I am a person who has had many lifelong dreams, some more realistic than others. I was never going to be a member of the New York City Ballet, but living in North Carolina, one way or another seemed much more realistic. When I was a child, I had my house picked out. It was situated on the corner of Sharon Road and Sharon Lane in Charlotte, NC. Grammy would give me semi-annual updates concerning the state of my house. I learned about when the lawn was brown or when it was the showcase Symphony Guild home. The specific reality of owning that home is not the reality, nor is it likely to become one. After all, I am not moving to Charlotte, but Chapel Hill.
I never applied to attend the University of North Carolina at Chapel Hill. I grew up feeling like I bled Tarheel blue, and yet never applied to attend. My mom went there long before I came along, and for graduate school, Sarah followed in her footsteps. Sarah moved to Boston to do her post doc, and missed Carolina so much she had to go back. I always felt like, at some point in time, my chance to live in Chapel Hill would come along too.
It happened really fast. I am quite content with my job at Georgetown, so I never thought that I would leave it this quickly. Then one day, sometime in March, I saw a job posting for the exact job that I thought that I would want next, and it just so happened that it was posted as a position at UNC. I thought that I would be mad at myself if I didn’t apply, because I would always wonder what would have happened. So I applied. I didn’t expect to get an interview, because I figured that people with much more experience than me would also apply, because who wouldn’t want to live in Chapel Hill? Approximately one month later, I head they were checking my references. I was shocked and couldn’t believe that they were considering me. A few days later, I received a phone call. They wanted to schedule an interview. I jumped and committed to the first day they mentioned as a possible interview date. I drove down to Chapel Hill. I really liked the people and the library. I started thinking to myself how great it would be to move there. We could buy a house with a yard for Knightley. We could live in a fantastic school district for if we ever have children. We could say goodbye to DC twenty four hour traffic. Two days after my interview, I was offered the job.

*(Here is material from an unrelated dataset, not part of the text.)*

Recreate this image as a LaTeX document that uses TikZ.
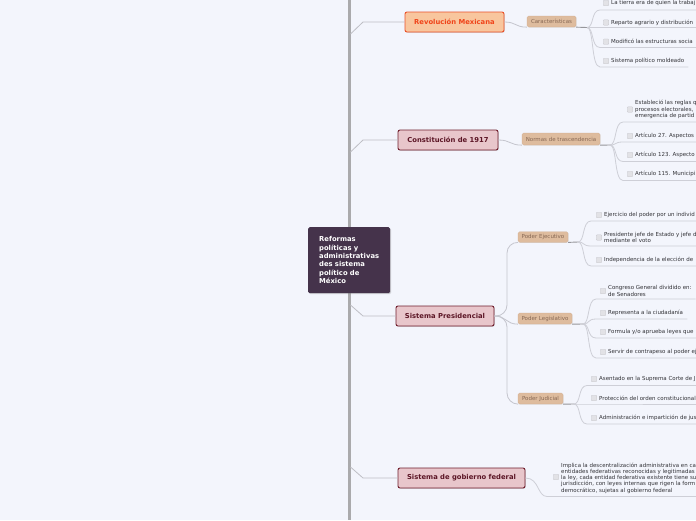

This is a hard move to contemplate. When I left New York, I just wanted to be close to David, so I was very motivated to leave. When I left Seattle, I just wanted to be out of that place. Here is the thing – I like DC. We have good friends here and more who are moving here. And yet, I feel so strongly that Chapel Hill is the right place to be. Yes, I will be able to live in the same town as Sarah, be near to Grammy, and even four hours closer to my parents. All of those things feel great, but what really convinced me is that I want to live in a place that feels like a home. I want to live somewhere that feels like it could be a hometown for my children. I want to live somewhere where I feel grown-up and away from the status-conscious world of ambition and egocentricity. I feel like Chapel Hill is that place. The people there are smart, well-educated, and yet lack the pomp and circumstance of their well-educated neighbors to the north. Most people there can attend a pig-pickin‘ or a play, and all without the affectation of self-importance. I feel like Goldilocks searching out for a place to put down roots, and every place so far has been too cold. I feel very strongly that Chapel Hill could be just right.